WALTER CRANE (1845-1915) A LARGE CACHE OF PENCIL ILLUSTRATIONS
some with colour, each on tracing type paper, most stamped 'Walter Crane Studio', some ppareantly for the 1887 book 'Legends for Lionel' approximately 300 in total
Illustrator, designer and artist Walter Crane trained as a wood-engraver and became a freelance illustrator in the 1860s, while also exhibiting at the Royal Academy. During the 1860s and ’70s Crane’s artistic output was prodigious. He produced hundreds of illustrations and cover designs for Edmund Evans’s cheap yellow-backs, and he designed the immensely popular children’s Toy Books for Evans and for George Routledge. He also designed ceramics, nursery tiles and wallpaper.

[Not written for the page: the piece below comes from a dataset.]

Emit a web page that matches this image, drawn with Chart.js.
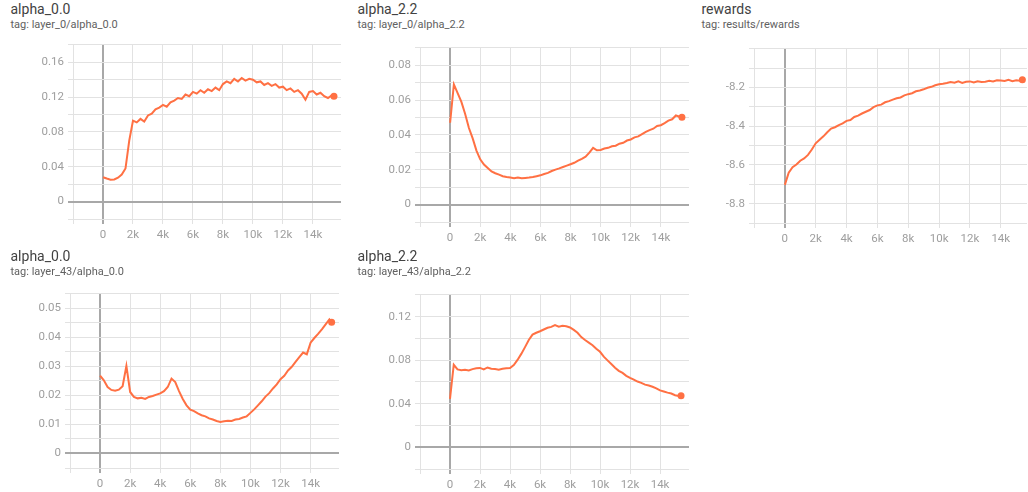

Like his friend William Morris, Crane combined a strong social conscience with a design genius that catered to the taste of the Victorian middle classes. Inspired by Morris, Crane took up the socialist cause in the 1880s, first joining the Social Democratic Federation, then following Morris into the Socialist League. He was a founding member and president of both the Art Workers Guild and the Arts and Crafts Exhibition Society. He also had a profound influence on the teaching of art at Manchester School of Art and then as Principal of the Royal College of Art.